Fracture ethnique sur la Marseillaise

François Durpaire a réalisé deux enquêtes de taille modeste mais qui portent un éclairage intéressant sur la place de la Marseillaise dans l’école aujourd’hui et sur une évolution de la conception politiquement intégratrice que l’on voudrait lui assigner.

La première enquête porte sur 354 élèves d’un lycée professionnel et technologique francilien. Ils sont interrogés sur leur connaissance de l’hymne national. Il s’avère que 20% des élèves ayant un parent ou grand parent étranger affirment ne pas connaitre la Marseillaise contre 3% des élèves n’ayant pas de parent étranger.

L’Ecole joue un rôle mineur dans la connaissance de l’hymne national

Interrogés sur la façon dont ils ont appris la Marseillaise, seulement 28% des élèves affirment que c’est par l’école. Pour 44% c’est par les manifestations sportives. Un taux qui monte à 80% pour les jeunes qui ont un parent ou grand parent étranger.

Parmi ceux qui ont appris l’hymne national à l’école c’est le plus souvent au primaire (77%), contre 21% au collège et 2% au lycée. La moitié parle d’un apprentissage purement formel sans apprentissage de sa signification.

Est-il intéressant d’apprendre la Marseillaise ? Selon l’enquête 77% des jeunes n’ayant pas de parent étranger jugent que oui alors que c’est seulement 48% de ceux ayant un parent étranger. Pour F Durpaire, la fracture ethnique est bien là.  » Une différenciation ethnique apparaît également sur les raisons de l’apprendre. Pour ceux qui ont un parent étranger, 72,4% évoquent « la culture générale » et 24% « se sentir français » (alors que les résultats sont respectivement de 59,6% et de 46% pour les élèves n’ayant aucun ascendant étranger) ».

Ce que montre cette enquête, pour F Durpaire, c’est que l’Ecole joue « une place mineure » dans l’apprentissage de l’hymne national alors qu’elle pourrait transmettre cet enseignement à tous. Surtout,  » plutôt que de reprocher aux élèves leur défaut d’intégration (leur intégrabilité), ne faudrait-il pas s’interroger sur la capacité ou la volonté de socialisation nationale de l’institution scolaire elle-même ?’

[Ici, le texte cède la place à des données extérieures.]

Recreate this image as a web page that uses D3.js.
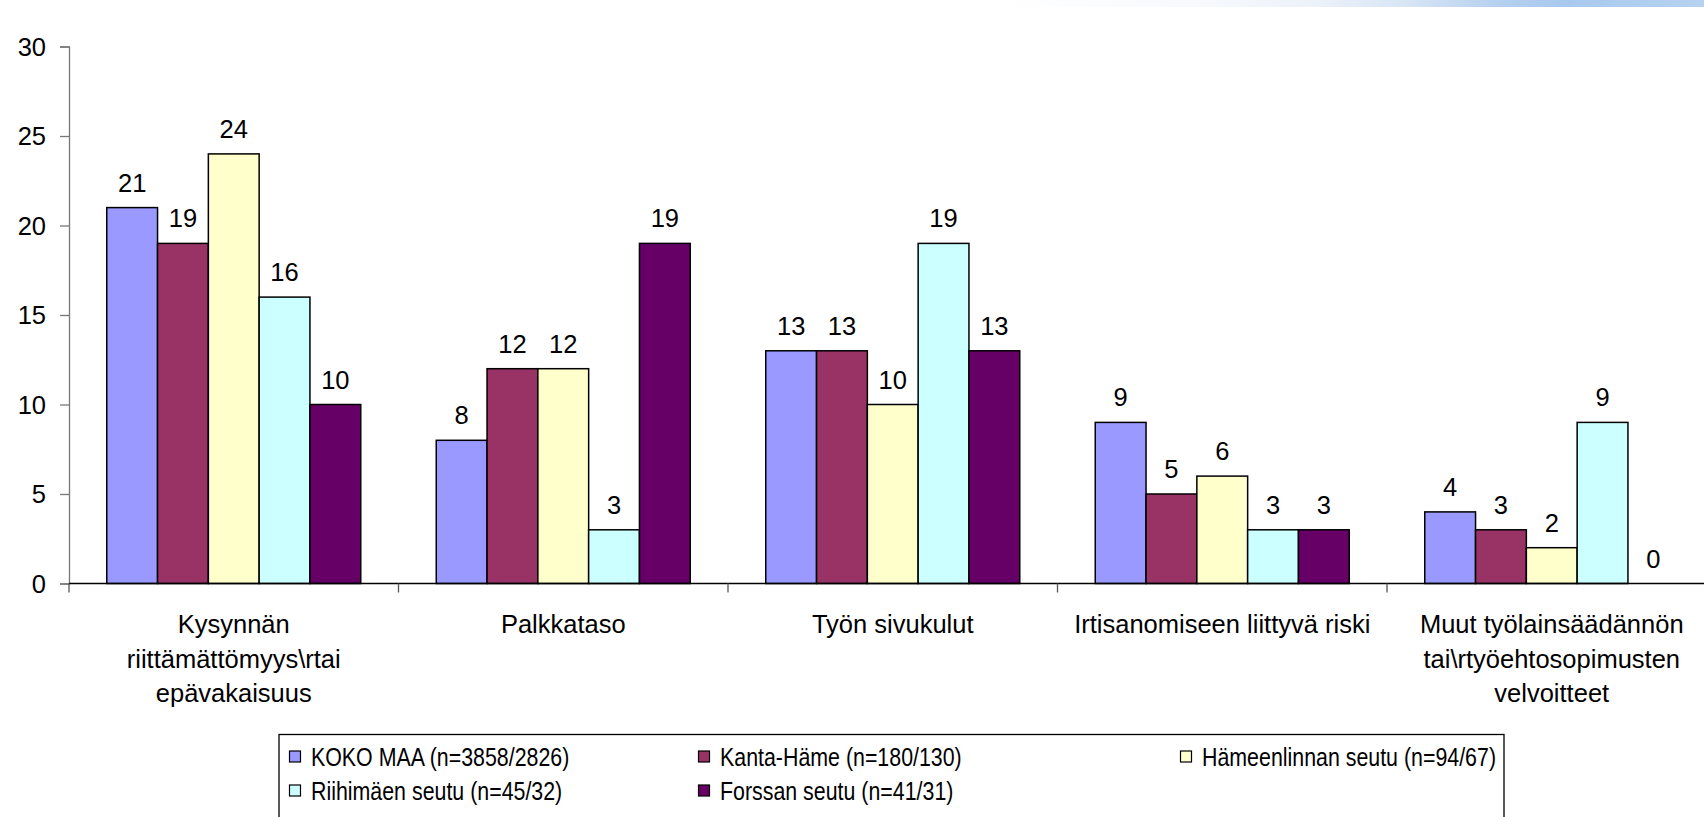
<!DOCTYPE html>
<html>
<head>
<meta charset="utf-8">
<script src="https://cdn.jsdelivr.net/npm/d3@7"></script>
<style>
  body { margin: 0; background: #fff; overflow: hidden; }
  text { font-family: Arial, "Liberation Sans", sans-serif; fill: #000; }
</style>
</head>
<body>
<div id="chart"></div>
<script>
// data
var categories = ["Kysynnän riittämättömyys\\rtai epävakaisuus", "Palkkataso", "Työn sivukulut",
                  "Irtisanomiseen liittyvä riski", "Muut työlainsäädännön tai\\rtyöehtosopimusten velvoitteet"];
var categoryLines = [
  ["Kysynnän", "riittämättömyys\\rtai", "epävakaisuus"],
  ["Palkkataso"],
  ["Työn sivukulut"],
  ["Irtisanomiseen liittyvä riski"],
  ["Muut työlainsäädännön", "tai\\rtyöehtosopimusten", "velvoitteet"]
];
var seriesNames = ["KOKO MAA (n=3858/2826)", "Kanta-Häme (n=180/130)", "Hämeenlinnan seutu (n=94/67)",
                   "Riihimäen seutu (n=45/32)", "Forssan seutu (n=41/31)"];
var kokoMaa     = [21, 8, 13, 9, 4];
var kantaHame   = [19, 12, 13, 5, 3];
var hameenlinna = [24, 12, 10, 6, 2];
var riihimaki   = [16, 3, 19, 3, 9];
var forssa      = [10, 19, 13, 3, 0];
var seriesValues = [kokoMaa, kantaHame, hameenlinna, riihimaki, forssa];
var yTicks = [0, 5, 10, 15, 20, 25, 30];
var colors = ["#9999ff", "#993366", "#ffffcc", "#ccffff", "#660066"];

var width = 1704;
var height = 817;
var left = 69;
var band = 329.5;

var svg = d3.select("#chart").append("svg")
  .attr("width", width).attr("height", height);

// faint blue strip at the top right
var grad = svg.append("defs").append("linearGradient").attr("id", "topgrad");
[[0, "#ffffff"], [0.28, "#f7f9fd"], [0.43, "#eef3f9"], [0.57, "#d9e6f6"],
 [0.71, "#b6d0ef"], [0.8, "#a8c9ee"], [1, "#b6d2f0"]].forEach(function(s){
  grad.append("stop").attr("offset", s[0]).attr("stop-color", s[1]);
});
svg.append("rect").attr("x", 1000).attr("y", 0).attr("width", 704).attr("height", 7)
  .attr("fill", "url(#topgrad)");

var y = d3.scaleLinear().domain([0, 30]).range([583.5, 46.5]);
var x0 = d3.scaleBand().domain(categories).range([left, left + band * categories.length]);
var x1 = d3.scaleBand().domain(d3.range(seriesNames.length)).range([37.75, band - 37.75]);

// y axis
var yAxis = svg.append("g")
  .attr("transform", "translate(" + left + ",0)")
  .call(d3.axisLeft(y).tickValues(yTicks).tickSize(9).tickPadding(14));
yAxis.select(".domain").attr("stroke", "#777").attr("stroke-width", 1.3);
yAxis.selectAll(".tick line").attr("stroke", "#777").attr("stroke-width", 1.3);
yAxis.selectAll("text").attr("font-size", 25.5).attr("font-family", "Arial, 'Liberation Sans', sans-serif")
  .attr("fill", "#000").attr("dy", "0.34em");

// bars
var groups = svg.selectAll("g.group")
  .data(categories)
  .enter().append("g")
    .attr("class", "group")
    .attr("transform", function(d){ return "translate(" + x0(d) + ",0)"; });

groups.selectAll("rect")
  .data(function(d, i){ return seriesValues.map(function(v, s){ return {s: s, v: v[i]}; }); })
  .enter().append("rect")
    .attr("x", function(d){ return x1(d.s); })
    .attr("width", x1.bandwidth())
    .attr("y", function(d){ return y(d.v); })
    .attr("height", function(d){ return y(0) - y(d.v); })
    .attr("fill", function(d){ return colors[d.s]; })
    .attr("stroke", "#000")
    .attr("stroke-width", function(d){ return d.v > 0 ? 1.5 : 0; });

groups.selectAll("text.val")
  .data(function(d, i){ return seriesValues.map(function(v, s){ return {s: s, v: v[i]}; }); })
  .enter().append("text")
    .attr("class", "val")
    .attr("x", function(d){ return x1(d.s) + x1.bandwidth() / 2; })
    .attr("y", function(d){ return y(d.v) - 16; })
    .attr("text-anchor", "middle")
    .attr("font-size", 25.5)
    .text(function(d){ return d.v; });

// x axis line and ticks at the category borders
svg.append("line")
  .attr("x1", left).attr("x2", width).attr("y1", y(0)).attr("y2", y(0))
  .attr("stroke", "#000").attr("stroke-width", 1.3);
svg.selectAll("line.xtick")
  .data(categories)
  .enter().append("line")
    .attr("class", "xtick")
    .attr("x1", function(d){ return x0(d); }).attr("x2", function(d){ return x0(d); })
    .attr("y1", y(0)).attr("y2", y(0) + 9)
    .attr("stroke", "#555").attr("stroke-width", 1.3);

// category labels
var cat = svg.selectAll("text.cat")
  .data(categories)
  .enter().append("text")
    .attr("class", "cat")
    .attr("text-anchor", "middle")
    .attr("font-size", 25.5);
cat.selectAll("tspan")
  .data(function(d, i){ return categoryLines[i].map(function(t){ return {t: t, c: d}; }); })
  .enter().append("tspan")
    .attr("x", function(d){ return x0(d.c) + band / 2; })
    .attr("y", function(d, j){ return 633 + j * 34.5; })
    .text(function(d){ return d.t; });

// legend (text is a bit squeezed sideways, like the original)
var legend = svg.append("g");
legend.append("rect")
  .attr("x", 279).attr("y", 734.5).attr("width", 1225).attr("height", 100)
  .attr("fill", "#fff").attr("stroke", "#000").attr("stroke-width", 1.3);
var legendX = [289, 698, 1180, 289, 698];
var legendY = [766, 766, 766, 800, 800];
var squeeze = 0.855;
var item = legend.selectAll("g.item")
  .data(seriesNames)
  .enter().append("g")
    .attr("class", "item")
    .attr("transform", function(d, i){ return "translate(" + legendX[i] + "," + legendY[i] + ")"; });
item.append("rect")
  .attr("x", 0.5).attr("y", -15).attr("width", 11).attr("height", 11)
  .attr("fill", function(d, i){ return colors[i]; })
  .attr("stroke", "#000").attr("stroke-width", 1.2);
item.append("text")
  .attr("transform", "translate(22,0) scale(" + squeeze + ",1)")
  .attr("font-size", 25)
  .text(function(d){ return d; });
</script>
</body>
</html>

Des enseignants qui choisissent une citoyenneté critique

D’où l’idée d’interroger les enseignants. F Durpaire a sollicité 6 professeurs d’histoire-géographie du secondaire et 6 professeurs des écoles sur cet enseignement d e la Marseillaise. L’échantillon est faible mais il a valeur indicatrice faite de mieux.

La plupart reconnaissent enseigner très peu la Marseillaise. Ils évoquent le risque d’instrumentalisation politique du texte ou leur gêne d’enseigner un chant qui appelle au meurtre.  » La majorité des enseignants évoquent la nécessité d’enseigner le texte dans un cadre disciplinaire qui invite à la contextualisation : « Quand je le fais avec les quatrièmes, où on la remet vraiment bien dans le contexte : on regarde les cinq couplets principaux, on va dire. Quand je fais avec les troisièmes, on est plus sur « comment c’est reçu dans le monde », par rapport par exemple au moment de la Place Tian’anmen les étudiants chinois chantaient la Marseillaise, et qu’est-ce que ça symbolise etc. « , évoque une enseignante.

Pour François Durpaire,  » la discipline historique est vue par la plupart des enseignants comme un moyen de contenir les dérives nationalistes. Dans ce contexte, l’appropriation de la Marseillaise serait perçue comme une forme de propagande ». Autrement dit , c’est l’éthique disciplinaire qui bloque l’apprentissage voulu par l’Etat.  » L’école est perçue comme essentielle pour installer une citoyenneté critique, aux antipodes de l’idée d’appropriation.. La très grande majorité des enseignants interrogés disent enseigner l’hymne de manière purement factuelle (le mot revient dans dix des douze entretiens). Aucun de manière à faire obtenir l’adhésion à un collectif ».

La fin d’une certaine école ?

« Au final », note F Durpaire, « l’analyse des entretiens des enseignants permet de dégager une cohérence avec les résultats des questionnaires des élèves. C’est en grande partie parce que les enseignants ont une approche très peu coordonnée de cet enseignement que les élèves ont des difficultés à en percevoir le sens civique ».

Autre conclusion, les  » affirmations institutionnelles ne sont pas intégrées dans la professionnalité enseignante, pour qui, par exemple, l’histoire ne saurait être confondue avec une « mémoire nationale » ».

« La Marseillaise », conclue F Durpaire, « dit quelque chose de la fin d’une certaine école fondée sur la transmission verticale d’une socialisation nationale ». L’écart entre les discours des politiques et l’éthique et les pratiques des enseignants , qui existe depuis au moins les années 1970, est bien là, Année de la Marseillaise, ou pas.